Thursday, January 30, 2014

When we return... and why we stopped

Today's blog, is, I think, aptly named.

Now that school has resumed (can I hear a Eureka?) and Christmas is over (pooh!) and the edits are done, I can finally settle back into the story I've been working on for some time.

Sure, I should be working on something else, but I need that zing of creativity at the moment to right my world.

With great trepidation, I open the file. Finally, there before me is the masterpiece I'm creating. So different from anything else I've written. My historical...

Gulp. It's been months (at least two) since I've looked at the file. I haven't really had time to consider it, to think about it, to get back into the headspace to write the words and continue the theme. How the hell can I possibly begin to drop back into the story?

I sweat. Shake. Shiver, even.

What if I... stuff it up?

All things I fear. But I need this. It's there, the story is just beyond my grasp.

I open my files, the research docs and spreadsheets, I read through the scenes I've already written.

Oh yes, I read them - Out Loud. (Thankfully no one else is home.)

I listen to my voice, think about the words. A tiny change here and there is okay, because it's letting me immerse myself in the story.

Then there - the light shines and the story tumbles from my fingers, twisting and twining it's way toward my next goal.

Sometimes the art of coming back to a piece is challenging. (Challenges are great - in moderation!) Depending on the reason for stopping (for me it was like a mental exhaustion and pending edits/finish series work etc) all you can do is walk away from a manuscript.

Was it a case of "writer's block?"

I don't think so.

See, I've never been one to push what isn't there. When the story stops flowing, I listen to my inner voice. You know the one -- It's tenacious and insidious. It's the one that says "you're stuck, give it a rest" -- but I like it enough to keep it around. Why? I can hear your questions!

It keeps me focussed most of the time, then hints that maybe I'm pushing too hard when things get tough. It has saved me tons of re-writes and angst, pain and anger. All because I let it direct my creative efforts.
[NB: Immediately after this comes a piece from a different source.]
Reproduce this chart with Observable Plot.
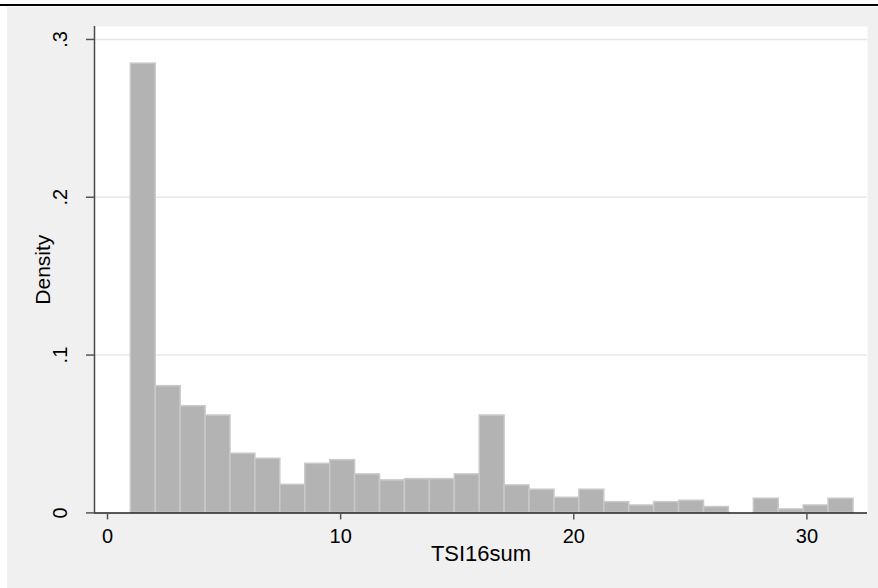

It's also the one that says, "You're ready to resume."

So what has my inner voice got to do with returning? Reopening a manuscript? Lots! See, today, with edits done and kids off my hands, it's whispered in the low and sultry tone... "Come back! Write. You're ready." And dutifully, I have. Its not quite lunchtime and I've managed 1000 words.

Not a lot, it's true, but after 2 months away, it feels like a breath of fresh air. The words are there and I'm heading back to welcome them.

That's the way I work, but I'd love to hear how you handle returning to a manuscript after a break - as well as why you took that time out.